Splitting transaction table randomly to create train and test sets¶
This notebook contains the first function:
split_train_test: creates train and test sets by splitting the raw data ‘user_feature.csv’.
evaluate: calculates the mse and mae of the final recommendations to the actual recommendations based on the test set.
append_error_to_df: for visualization purposes and for further exploration of the errors.
The current function now returns the train, test, utility matrix-form of test set, and the indices of the train and test sets that will be used as input for the content-based recsys pipeline.
# import pandas as pd
# import numpy as np
# data = pd.read_csv('user_feature.csv')
# features = ['userId', 'movieId', 'rating']
# # data
# new_data=data[features]
# new_data
| userId | movieId | rating | |
|---|---|---|---|
| 0 | 1 | 1 | 4.0 |
| 1 | 1 | 3 | 4.0 |
| 2 | 1 | 6 | 4.0 |
| 3 | 1 | 47 | 5.0 |
| 4 | 1 | 50 | 5.0 |
| ... | ... | ... | ... |
| 100831 | 610 | 166534 | 4.0 |
| 100832 | 610 | 168248 | 5.0 |
| 100833 | 610 | 168250 | 5.0 |
| 100834 | 610 | 168252 | 5.0 |
| 100835 | 610 | 170875 | 3.0 |
100836 rows × 3 columns
Splitting¶
import pandas as pd
def split_train_test(data, train_ratio=0.7):
"""
Splits the transaction data into train and test sets.
Parameters
----------
data : pandas DataFrame for transaction table containing user, item, and ratings
train_ratio : the desired ratio of training set, while 1-train ratio is automatically set for the test set
Returns
---------
df_train_fin : dataframe for the training set
df_test_fin : dataframe for the test set
df_test_fin* : possible option is a pivoted df ready as the util matrix input of the recsys. In our case, the
index='userId', columns='movieId', values='rating'. To generalize a transaction table,
index=column[0], columns=itemId, values=rating.
"""
list_df_train = []
list_df_test = []
#group by user id
d = dict(tuple(data.groupby(data.columns[0]))) #assuming column[0] is the userId
#splitting randomly per user
for i in (d):
if len(d[i])<2:
print(len(d[i]))
list_df_test.append(d[i])
else:
df_train = d[i].sample(frac=train_ratio)
ind = df_train.index
df_test = d[i].drop(ind)
list_df_train.append(df_train)
list_df_test.append(df_test)
# 2. merge selected train set per user to a single dataframe
df_train_fin = pd.concat(list_df_train)
df_test_fin = pd.concat(list_df_test)
# 3. Option to pivot it to create the utility matrix ready as input for recsys
df_test_um = df_test_fin.pivot(index=df_test_fin.columns[0], columns=df_test_fin.columns[1], values=df_test_fin.columns[2])

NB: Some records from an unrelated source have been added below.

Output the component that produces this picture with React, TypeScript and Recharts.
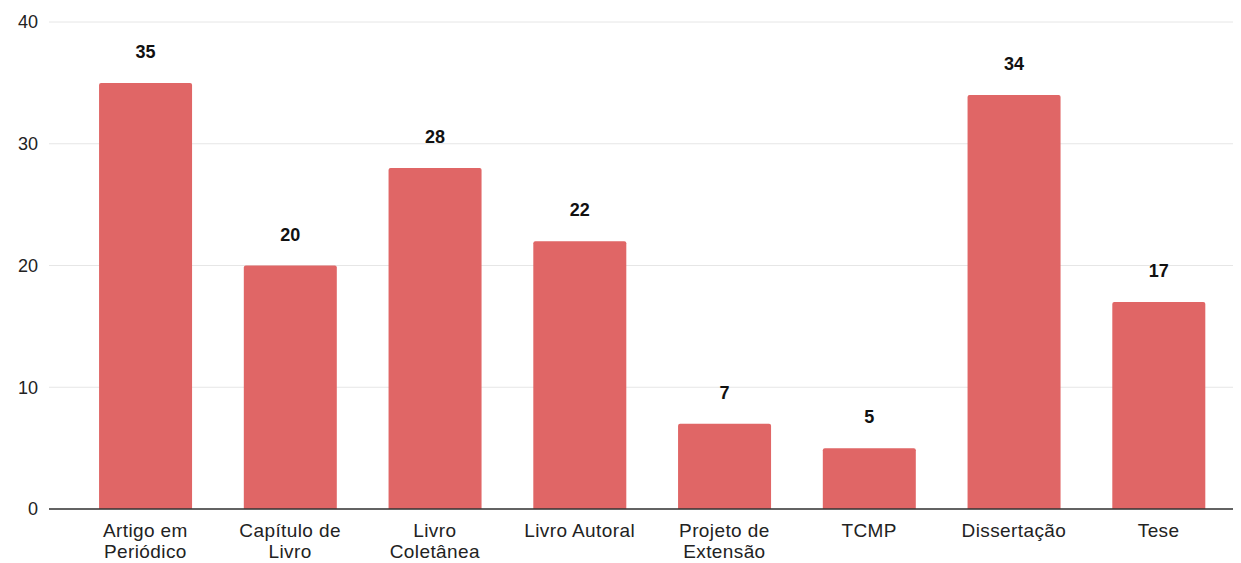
import React from 'react';
import { BarChart, Bar, XAxis, YAxis, CartesianGrid, LabelList } from 'recharts';

const categories = [
  'Artigo em\nPeriódico',
  'Capítulo de\nLivro',
  'Livro\nColetânea',
  'Livro Autoral',
  'Projeto de\nExtensão',
  'TCMP',
  'Dissertação',
  'Tese',
];
const counts = [35, 20, 28, 22, 7, 5, 34, 17];
const yTicks = [0, 10, 20, 30, 40];

const data = categories.map((name, i) => ({ name, value: counts[i] }));

const FONT = 'Arial, "Liberation Sans", sans-serif';

const CategoryTick = (props: any) => {
  const { x, y, payload } = props;
  const lines = String(payload.value).split('\n');
  return (
    <text x={x} y={y} textAnchor="middle" fill="#222" fontSize={19} letterSpacing={0.4} fontFamily={FONT}>
      {lines.map((line: string, i: number) => (
        <tspan key={i} x={x} dy={i === 0 ? 28 : 21}>
          {line}
        </tspan>
      ))}
    </text>
  );
};

const App: React.FC = () => {
  return (
    <div style={{ position: 'absolute', left: 0, top: 0, width: 1241, height: 563, background: '#fff' }}>
      <BarChart
        width={1241}
        height={563}
        data={data}
        margin={{ top: 22, right: 8, left: 0, bottom: 0 }}
        barCategoryGap="18%"
      >
        <CartesianGrid vertical={false} stroke="#e6e6e6" />
        <XAxis
          dataKey="name"
          height={54}
          axisLine={{ stroke: '#333', strokeWidth: 1.5 }}
          tickLine={false}
          tickSize={0}
          tickMargin={0}
          interval={0}
          padding={{ left: 24, right: 2 }}
          tick={<CategoryTick />}
        />
        <YAxis
          width={49}
          domain={[0, 40]}
          ticks={yTicks}
          axisLine={false}
          tickLine={false}
          tickSize={0}
          tickMargin={11}
          tick={{ fill: '#222', fontSize: 18, fontFamily: FONT }}
        />
        <Bar dataKey="value" fill="#e06666" radius={[2, 2, 0, 0]} isAnimationActive={false}>
          <LabelList
            dataKey="value"
            position="top"
            offset={25}
            fill="#111"
            fontSize={18}
            fontWeight="bold"
            fontFamily={FONT}
          />
        </Bar>
      </BarChart>
    </div>
  );
};

export default App;
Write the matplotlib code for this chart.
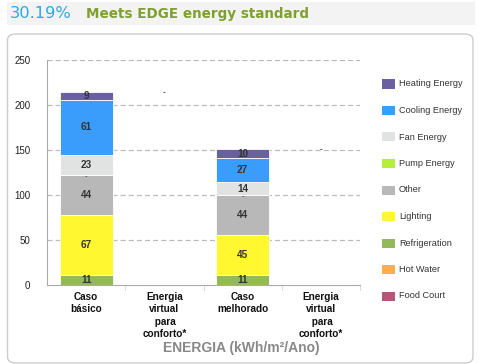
import matplotlib
matplotlib.use("Agg")
import matplotlib.pyplot as plt
from matplotlib.patches import FancyBboxPatch, Rectangle
import numpy as np

plt.rcParams['font.family'] = ['Liberation Sans', 'DejaVu Sans']

categories = ["Caso\nbásico", "Energia\nvirtual\n para\nconforto*", "Caso\nmelhorado", "Energia\nvirtual\n para\nconforto*"]
series_names = ["Heating Energy", "Cooling Energy", "Fan Energy", "Pump Energy", "Other",
                "Lighting", "Refrigeration", "Hot Water", "Food Court"]
colors = ["#6b5f9f", "#3a9cfb", "#e1e3e3", "#b4f03a", "#b8b8b8", "#fff72f", "#94b95a", "#ffae4f", "#b0587a"]
# stacking order bottom->top
stack_order = ["Refrigeration", "Lighting", "Other", "Pump Energy", "Fan Energy", "Cooling Energy", "Heating Energy"]
caso_basico = {"Refrigeration": 11, "Lighting": 67, "Other": 44, "Pump Energy": 0,
               "Fan Energy": 23, "Cooling Energy": 61, "Heating Energy": 9}
caso_melhorado = {"Refrigeration": 11, "Lighting": 45, "Other": 44, "Pump Energy": 0,
                  "Fan Energy": 14, "Cooling Energy": 27, "Heating Energy": 10}
bar_data = {0: caso_basico, 2: caso_melhorado}
virtual_totals = {1: 214, 3: 150}
yticks = [0, 50, 100, 150, 200, 250]

W, H = 481, 364
fig = plt.figure(figsize=(W/100, H/100), dpi=100)

# header band
fig.patches.append(Rectangle((7/W, 1 - 25/H), 468/W, 23/H, transform=fig.transFigure,
                             facecolor="#f3f3f3", edgecolor="none", zorder=-2))
fig.text(10/W, 1 - 14/H, "30.19%", color="#2ba8e8", fontsize=11.7, va="center", ha="left",
         family=["DejaVu Sans"])
fig.text(86/W, 1 - 14/H, "Meets EDGE energy standard", color="#7f9f2f", fontsize=9.75,
         fontweight="bold", va="center", ha="left", family=["DejaVu Sans"])

# panel
fig.patches.append(FancyBboxPatch((7.5/W, 1 - 363/H), 465.5/W, 329/H,
                                  boxstyle="round,pad=0,rounding_size=0.017",
                                  transform=fig.transFigure, facecolor="white",
                                  edgecolor="#cccccc", linewidth=1.0, zorder=-2))

ax = fig.add_axes([47/W, (H - 285)/H, 313/W, 225/H])
ax.set_zorder(2)
ax.set_xlim(-0.5, 3.5)
ax.set_ylim(0, 250)
ax.patch.set_alpha(0)

color_map = dict(zip(series_names, colors))
bw = 0.68
for idx, d in bar_data.items():
    bottom = 0
    for name in stack_order:
        v = d[name]
        if v > 0:
            ax.bar(idx, v, bottom=bottom, width=bw, color=color_map[name],
                   edgecolor="white", linewidth=0.6, zorder=3)
            ax.text(idx, bottom + v/2, str(v), ha="center", va="center",
                    fontsize=7.2, fontweight="bold", color="#333333", zorder=4)
        else:
            ax.text(idx, bottom - 2, "-", ha="center", va="center",
                    fontsize=5.5, color="#333333", zorder=4)
        bottom += v
for idx, t in virtual_totals.items():
    ax.text(idx, t, "-", ha="center", va="center", fontsize=6, fontweight="bold",
            color="#333333", zorder=4)

for y in yticks[1:]:
    ax.axhline(y, color="#bbbbbb", linestyle=(0, (4, 2.5)), linewidth=0.9, zorder=1)

ax.set_yticks(yticks)
ax.set_yticklabels([str(t) for t in yticks], fontsize=7, color="#222222")
ax.tick_params(axis="y", length=0, pad=12)

ax.set_xticks(range(len(categories)))
ax.set_xticklabels(categories, fontsize=7.2, fontweight="bold", color="#111111", linespacing=1.3)
ax.tick_params(axis="x", length=0, pad=5)
for b in [0.5, 1.5, 2.5, 3.5]:
    ax.plot([b, b], [0, -5], color="#dddddd", linewidth=0.8, clip_on=False, zorder=2)

for s in ["top", "right"]:
    ax.spines[s].set_visible(False)
ax.spines["left"].set_color("#aaaaaa")
ax.spines["bottom"].set_color("#aaaaaa")
ax.spines["left"].set_linewidth(0.8)
ax.spines["bottom"].set_linewidth(0.8)

fig.text(241/W, 1 - 348/H, "ENERGIA (kWh/m²/Ano)", color="#888888", fontsize=10,
         fontweight="bold", ha="center", va="center")

# legend
y0 = 84
for i, (name, c) in enumerate(zip(series_names, colors)):
    y = y0 + i * 26.5
    fig.patches.append(Rectangle((382/W, 1 - (y + 4.5)/H), 13/W, 9/H, transform=fig.transFigure,
                                 facecolor=c, edgecolor="none"))
    fig.text(399/W, 1 - y/H, name, fontsize=6.6, color="#333333", va="center", ha="left")

fig.savefig("out.png", dpi=100)
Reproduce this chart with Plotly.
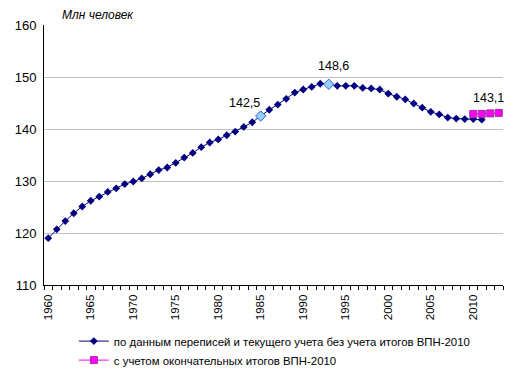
import plotly.graph_objects as go

years = list(range(1960, 2012))
pop_old = [119.0, 120.7, 122.3, 123.8, 125.1, 126.2, 127.0, 127.9, 128.6, 129.4,
           129.9, 130.5, 131.3, 132.1, 132.6, 133.5, 134.5, 135.4, 136.5, 137.4,
           138.0, 138.8, 139.5, 140.4, 141.3, 142.5, 143.7, 144.7, 145.8, 147.0,
           147.6, 148.1, 148.7, 148.6, 148.3, 148.3, 148.3, 147.9, 147.8, 147.6,
           146.8, 146.2, 145.7, 144.9, 144.1, 143.3, 142.8, 142.2, 142.0, 141.9,
           141.9, 141.8]
years_new = [2010, 2011, 2012, 2013]
pop_new = [142.9, 142.9, 143.0, 143.1]
highlight_years = [1985, 1993]
highlight_vals = [pop_old[years.index(y)] for y in highlight_years]

name_old = "по данным переписей и текущего учета без учета итогов ВПН-2010"
name_new = "с учетом окончательных итогов ВПН-2010"
y_ticks = [110, 120, 130, 140, 150, 160]
x_ticks = list(range(1960, 2011, 5))

font_family = "Liberation Sans, Arial, sans-serif"

fig = go.Figure()
fig.add_trace(go.Scatter(
    x=years, y=pop_old, mode="lines+markers", name=name_old,
    line=dict(color="#000080", width=1),
    marker=dict(symbol="diamond", size=6, color="#000080"),
    cliponaxis=False,
))
fig.add_trace(go.Scatter(
    x=highlight_years, y=highlight_vals, mode="markers", showlegend=False,
    marker=dict(symbol="diamond", size=8, color="#99CCFF",
                line=dict(color="#3366CC", width=1)),
    cliponaxis=False,
))
fig.add_trace(go.Scatter(
    x=years_new, y=pop_new, mode="lines+markers", name=name_new,
    line=dict(color="#FF00FF", width=1),
    marker=dict(symbol="square", size=7, color="#FF00FF",
                line=dict(color="#993399", width=1)),
    cliponaxis=False,
))

def fmt(v):
    return f"{v:.1f}".replace(".", ",")

labels = [
    (highlight_years[0], highlight_vals[0], -16, 13),
    (highlight_years[1], highlight_vals[1], 5, 18),
    (years_new[-1], pop_new[-1], -10, 15),
]
for x, y, dx, dy in labels:
    fig.add_annotation(x=x, y=y, text=fmt(y), showarrow=False,
                       xshift=dx, yshift=dy,
                       font=dict(size=12.5, color="black", family=font_family))

fig.add_annotation(xref="paper", yref="paper", x=0.035, y=1.0, yshift=10,
                   xanchor="left", yanchor="middle", text="<i>Млн человек</i>",
                   showarrow=False,
                   font=dict(size=12, color="black", family=font_family))

# the page body adds an 8 px offset; size the figure to fill the rest
fig.update_layout(
    width=509, height=367,
    margin=dict(l=36, r=14, t=17, b=90, autoexpand=False),
    paper_bgcolor="white", plot_bgcolor="white",
    font=dict(family=font_family, size=12, color="black"),
    showlegend=True,
    legend=dict(orientation="v", x=0.065, xanchor="left", y=-0.16, yanchor="top",
                font=dict(size=11.4, family=font_family),
                itemwidth=30, tracegroupgap=0, bgcolor="rgba(0,0,0,0)"),
    xaxis=dict(
        range=[1959.5, 2013.5], tickmode="array", tickvals=x_ticks,
        ticktext=[str(v) for v in x_ticks], tickangle=-90,
        ticks="", showgrid=False, zeroline=False, automargin=False,
        showline=True, linecolor="black", linewidth=1,
        tickfont=dict(size=11.5, family=font_family),
        ticklabelstandoff=4,
        minor=dict(ticks="outside", tick0=1959.5, dtick=1, ticklen=4,
                   tickcolor="black", showgrid=False),
    ),
    yaxis=dict(
        range=[110, 160], tickmode="array", tickvals=y_ticks,
        showgrid=True, gridcolor="#C0C0C0", gridwidth=1, zeroline=False,
        showline=True, linecolor="black", linewidth=1, automargin=False,
        ticks="", ticklen=0, ticklabelstandoff=4,
        tickfont=dict(size=13, family=font_family),
    ),
)

fig.write_html("out.html")
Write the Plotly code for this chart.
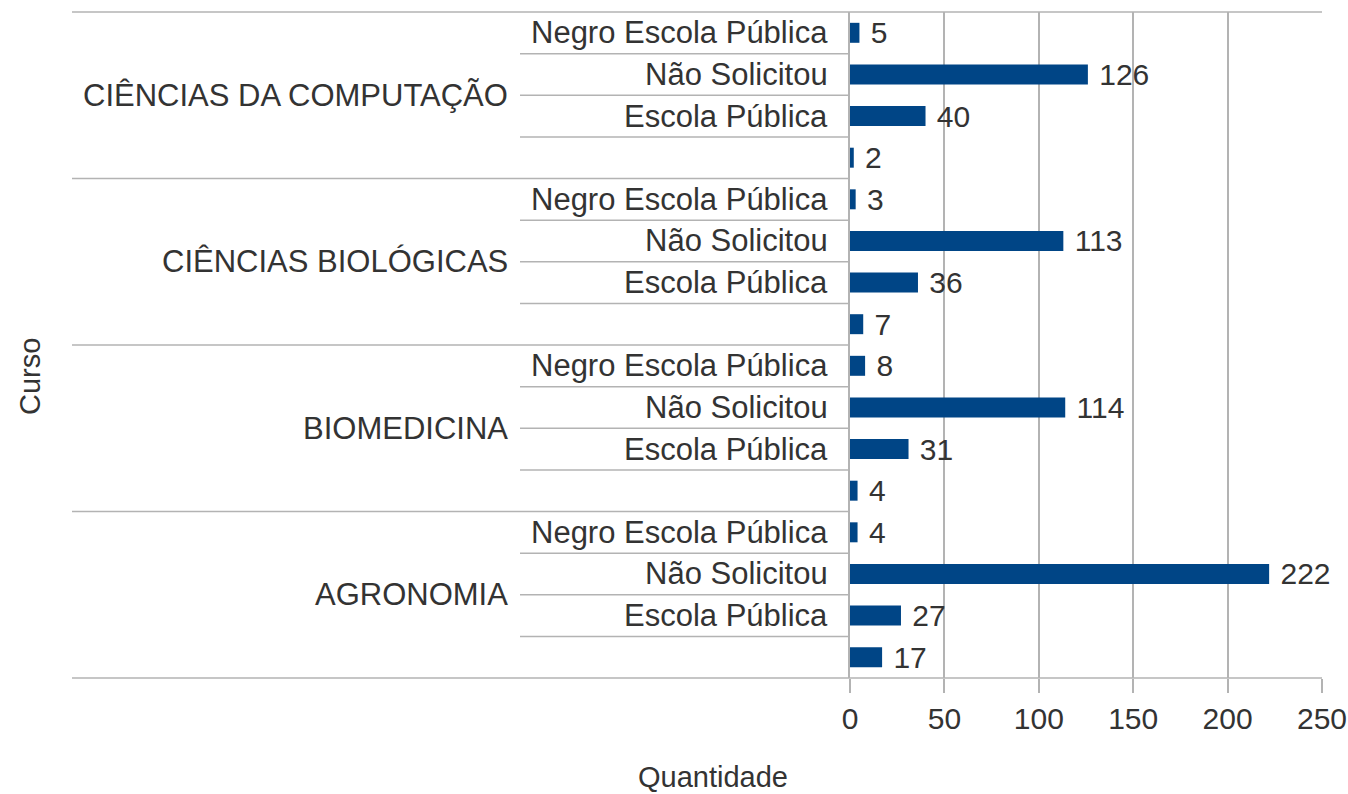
import plotly.graph_objects as go

# ---- data ----
courses = ["AGRONOMIA", "BIOMEDICINA", "CIÊNCIAS BIOLÓGICAS", "CIÊNCIAS DA COMPUTAÇÃO"]  # bottom -> top
subcats = ["", "Escola Pública", "Não Solicitou", "Negro Escola Pública"]  # bottom -> top within course
values = {
    "AGRONOMIA": [17, 27, 222, 4],
    "BIOMEDICINA": [4, 31, 114, 8],
    "CIÊNCIAS BIOLÓGICAS": [7, 36, 113, 3],
    "CIÊNCIAS DA COMPUTAÇÃO": [2, 40, 126, 5],
}
x_ticks = [0, 50, 100, 150, 200, 250]
x_title = "Quantidade"
y_title = "Curso"

# ---- build rows ----
rows_y, rows_x, rows_lab = [], [], []
i = 0
for c in courses:
    for s, v in zip(subcats, values[c]):
        rows_y.append(i)
        rows_x.append(v)
        rows_lab.append(s)
        i += 1
n = len(rows_y)
per = len(subcats)

FONT = "Liberation Sans, Arial, sans-serif"
TXT = "#333333"
GRID = "#b3b3b3"
BAR = "#004586"

fig = go.Figure(go.Bar(
    x=rows_x, y=rows_y, orientation="h",
    marker=dict(color=BAR, line=dict(width=0)),
    width=0.48,
    text=["\u00a0" + str(v) for v in rows_x], textposition="outside",
    textfont=dict(family=FONT, size=30, color=TXT),
    constraintext="none", cliponaxis=False,
    hoverinfo="x+y",
))

# plot geometry (paper units)
left_outer = (72 - 850) / 472
left_inner = (520 - 850) / 472

shapes = []
for k in range(1, n):
    yp = k / n
    x0 = left_outer if k % per == 0 else left_inner
    shapes.append(dict(type="line", xref="paper", yref="paper", x0=x0, x1=0, y0=yp, y1=yp,
                       line=dict(color=GRID, width=1.5), layer="below"))
for yp in (0, 1):
    shapes.append(dict(type="line", xref="paper", yref="paper", x0=left_outer, x1=1, y0=yp, y1=yp,
                       line=dict(color=GRID, width=1.5), layer="below"))

annotations = []
for yv, lab in zip(rows_y, rows_lab):
    if lab:
        annotations.append(dict(xref="paper", yref="y", x=0, y=yv, text=lab, showarrow=False,
                                xanchor="right", yanchor="middle", xshift=-20,
                                font=dict(family=FONT, size=31, color=TXT)))
for gi, c in enumerate(courses):
    yc = gi * per + (per - 1) / 2
    annotations.append(dict(xref="paper", yref="y", x=0, y=yc, text=c, showarrow=False,
                            xanchor="right", yanchor="middle", xshift=-340,
                            font=dict(family=FONT, size=31, color=TXT)))
annotations.append(dict(xref="paper", yref="paper", x=(713 - 850) / 472, y=0, yshift=-99,
                        text=x_title, showarrow=False, xanchor="center", yanchor="middle",
                        font=dict(family=FONT, size=29, color=TXT)))
annotations.append(dict(xref="paper", yref="paper", x=(30 - 850) / 472, y=0.5, yshift=-32,
                        text=y_title, showarrow=False, textangle=-90, xanchor="center", yanchor="middle",
                        font=dict(family=FONT, size=29, color=TXT)))

fig.update_layout(
    width=1348, height=794,
    margin=dict(l=850, r=26, t=12, b=116, autoexpand=False),
    paper_bgcolor="white", plot_bgcolor="white",
    showlegend=False,
    shapes=shapes, annotations=annotations,
    xaxis=dict(range=[0, 250], tickvals=x_ticks, showgrid=True, gridcolor=GRID, gridwidth=1.5,
               zeroline=False, showline=False, ticks="outside", ticklen=14, tickcolor=GRID, tickwidth=1.5,
               automargin=False,
               tickfont=dict(family=FONT, size=30, color=TXT)),
    yaxis=dict(range=[-0.5, n - 0.5], showticklabels=False, showgrid=False, zeroline=False,
               automargin=False,
               showline=True, linecolor=GRID, linewidth=1.5, ticks=""),
)

fig.write_html("out.html", config={"displayModeBar": False},
               post_script="document.body.style.margin='0';document.body.style.overflow='hidden';")
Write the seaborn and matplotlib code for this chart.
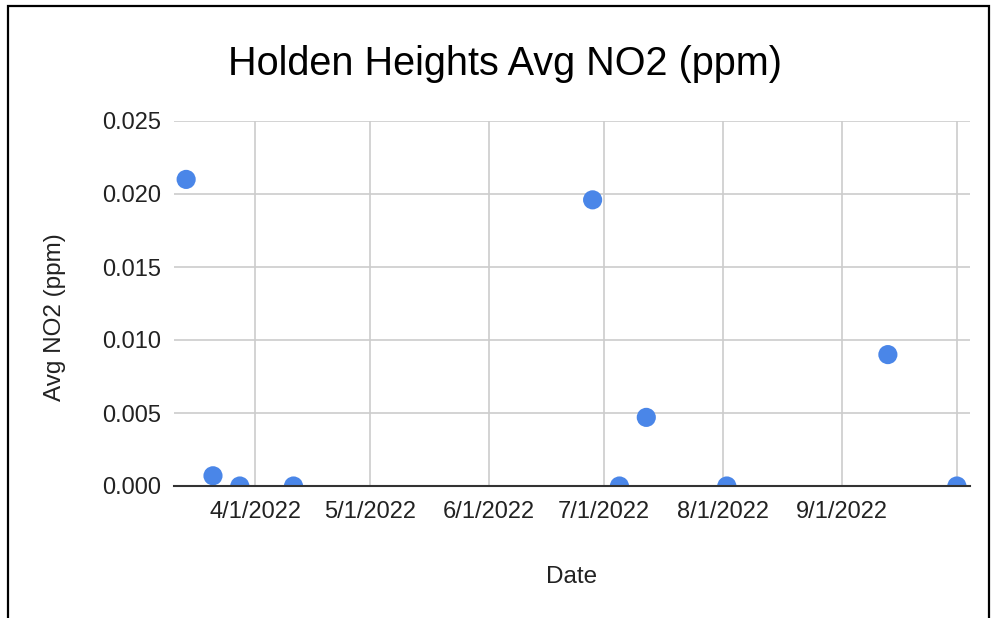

# 4. get indices of train and test sets
indx_train = df_train_fin.index
indx_test = df_test_fin.index
return df_train_fin, df_test_fin, df_test_um, indx_train, indx_test #return indices
df_train, df_test, df_test_um, ind_train, ind_test = split_train_test(new_data, 0.70)
Unittest¶
import unittest
import pandas as pd
class Test_split(unittest.TestCase):
def test_shape(self):
df = pd.DataFrame({'u': [1,1,2,2,3,3,3,5,5,6], 'i': [3,4,5,6,7,1,2,3,1,0], 'r':[5,6,7,8,9,3,2,1,0,9]})
df_train1, df_test1, df_test_um, ind_train, ind_test = split_train_test(df, 0.70)
cdf = pd.concat([df_train1, df_test1])
s1=df.shape
s2=cdf.shape
self.assertEqual(s1,s2)
unittest.main(argv=[''], verbosity=2, exit=False)
test_shape (__main__.Test_split) ...
1
ok
----------------------------------------------------------------------
Ran 1 test in 0.021s
OK
<unittest.main.TestProgram at 0x7fcb61ec35e0>